Unlike cervical cancer, however, there are no tests comparable to a Pap test to detect precancerous lesions in the oropharynx. “We don’t have a good screening option,” said Erich M. Sturgis, MD, MPH, professor in the department of head and neck surgery at The University of Texas MD Anderson Cancer Center in Houston. He added that the entire mucosal surface of the cervix is easier to examine than that of the tonsils and base of tongue, the two sites predominately affected by HPV-related oropharyngeal cancers.
One ongoing challenge is to find a standard way to detect HPV-related oropharyngeal cancers to help tailor treatment for these patients (see “Tests Emerging as Standards for Diagnosing HPV-Positive Oropharyngeal Cancer,” p. 26). The importance of finding such a method is highlighted by studies that consistently show better survival in patients with HPV-related oropharyngeal cancers than those with non HPV-related cancers.
Survival Benefit in HPV-Related Oropharyngeal Cancers
A recent 2012 meta-analysis that pooled data from 42 studies found significant improvement in both progression-free survival and disease-free survival in patients with HPV-positive oropharyngeal cancers when compared with HPV-negative oropharyngeal cancers (Oral Oncol. [Published online ahead of print July 27, 2012.]). A similar benefit was seen in a retrospective analysis of patients with stage III or IV oropharyngeal squamous cell carcinoma enrolled in a randomized trial that compared survival outcomes of patients treated with accelerated-fractionation radiotherapy and those treated with standard-fractionation radiotherapy combined with cisplatin therapy. A total of 206 of 323 (63.8 percent) of patients had HPV-positive oropharyngeal cancers. After adjusting for age, race, tumor and nodal status, tobacco exposure and treatment assignment, the HPV-positive patients had significantly better three-year overall survival rates compared with the HPV-negative patients (82.4 percent versus 57.1 percent, p<0.001) (N Engl J Med. 2010;363(1):24-35).

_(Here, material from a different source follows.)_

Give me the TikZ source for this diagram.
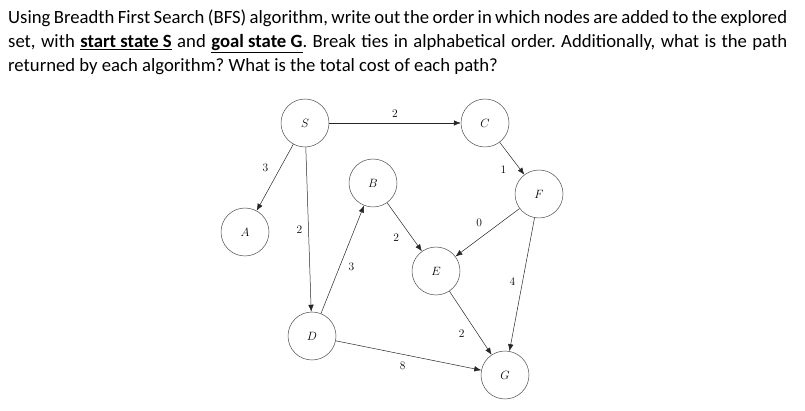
\documentclass[tikz,border=0pt]{standalone}
\usepackage{fontspec}
\newfontfamily\questionfont{Carlito}
\usetikzlibrary{arrows.meta}
\tikzset{
  state node/.style={
    circle, draw=black!70,   % thin grey ring
    line width=0.5pt,
    minimum size=48pt, inner sep=0pt,
    font=\fontsize{12}{14}\selectfont
  },
  edge style/.style={
    -{Latex[length=7pt,width=5.5pt]}, % filled arrow tip
    draw=black!85, line width=0.5pt
  },
  weight/.style={font=\fontsize{11.5}{13}\selectfont, inner sep=2pt}
}

\begin{document}
\frenchspacing
\hyphenpenalty=10000
\begin{tikzpicture}[x=1pt, y=-1pt]
    \useasboundingbox (0,0) rectangle (805,411);

    % The question above the graph
    \node[anchor=north west, inner sep=0pt, text width=779pt, align=justify,
          font=\questionfont\fontsize{18.7}{23.7}\selectfont] (question) at (8,10)
        {Using Breadth First Search (BFS) algorithm, write out the order in which nodes are added to the explored\linebreak
         set, with \underline{\textbf{start state S}} and \underline{\textbf{goal state G}}. Break ties in alphabetical order. Additionally, what is the path\linebreak
         returned by each algorithm? What is the total cost of each path?};

    % States of the search graph
    \node[state node] (S) at (305,123) {$S$};
    \node[state node] (C) at (485,123) {$C$};
    \node[state node] (B) at (373,183) {$B$};
    \node[state node] (F) at (539,194) {$F$};
    \node[state node] (A) at (245,232) {$A$};
    \node[state node] (E) at (436,271) {$E$};
    \node[state node] (D) at (312,336) {$D$};
    \node[state node] (G) at (505,375) {$G$};

    % Edges leaving S
    \draw[edge style] (S) -- node[weight, above=3pt] {2} (C);
    \draw[edge style] (S) -- node[weight, pos=0.35, left=10pt] {3} (A);
    \draw[edge style] (S) -- node[weight, pos=0.5, left=4pt] {2} (D);
    % middle of the graph
    \draw[edge style] (D) -- node[weight, pos=0.43, right=7pt] {3} (B);
    \draw[edge style] (B) -- node[weight, pos=0.72, left=11pt] {2} (E);
    \draw[edge style] (C) -- node[weight, pos=0.84, left=12pt] {1} (F);
    \draw[edge style] (F) -- node[weight, pos=0.63, above=10pt] {0} (E);
    % edges into the goal
    \draw[edge style] (F) -- node[weight, pos=0.48, left=5pt] {4} (G);
    \draw[edge style] (E) -- node[weight, pos=0.67, left=11pt] {2} (G);
    \draw[edge style] (D) -- node[weight, pos=0.46, below=5pt] {8} (G);
\end{tikzpicture}
\end{document}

According to Dr. Sturgis, patients with HPV-positive oropharyngeal cancers probably do better because they have fewer genetic mutations in their cancers, versus the many mutations found in HPV-negative cancers, the majority of which are related to smoking. “In smoking-related cancers, the tumor cells have many genetic changes that may provide for many options for aggressiveness and resistance to therapy,” he said, whereas radiotherapy and chemotherapy are probably more effective in killing cells with fewer mutations, as in HPV-related cancer.

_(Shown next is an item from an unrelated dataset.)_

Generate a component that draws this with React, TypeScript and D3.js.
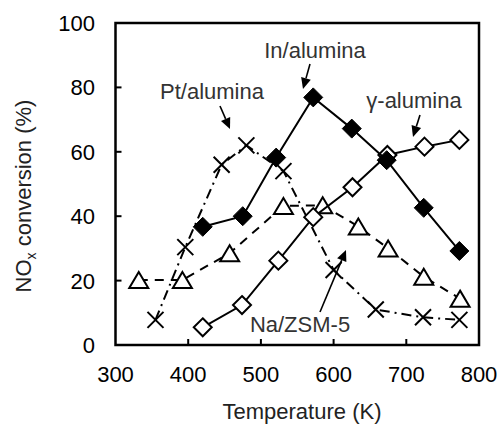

Despite the significant improvement in survival outcomes seen in patients with HPV-positive cancers, HPV status is still not used to determine treatment and is not included in the current staging system for these cancers. “It is a real problem using the current staging system to provide patients [with] accurate estimates of their survival chances, most likely because HPV is not included in the system,” said Dr. Sturgis. “We are hopeful that the future system will incorporate HPV status and the current clinical trials for patients with HPV-related cancers will allow us, in the future, to make better treatment decisions.”
Clinical trials currently underway to evaluate whether using less aggressive treatment for HPV-positive cancers can effectively treat the disease while incurring fewer side effects may change this. “I think we’re right on the verge, in the next five to 10 years, of individualizing treatment based on HPV status,” said Dr. Sturgis.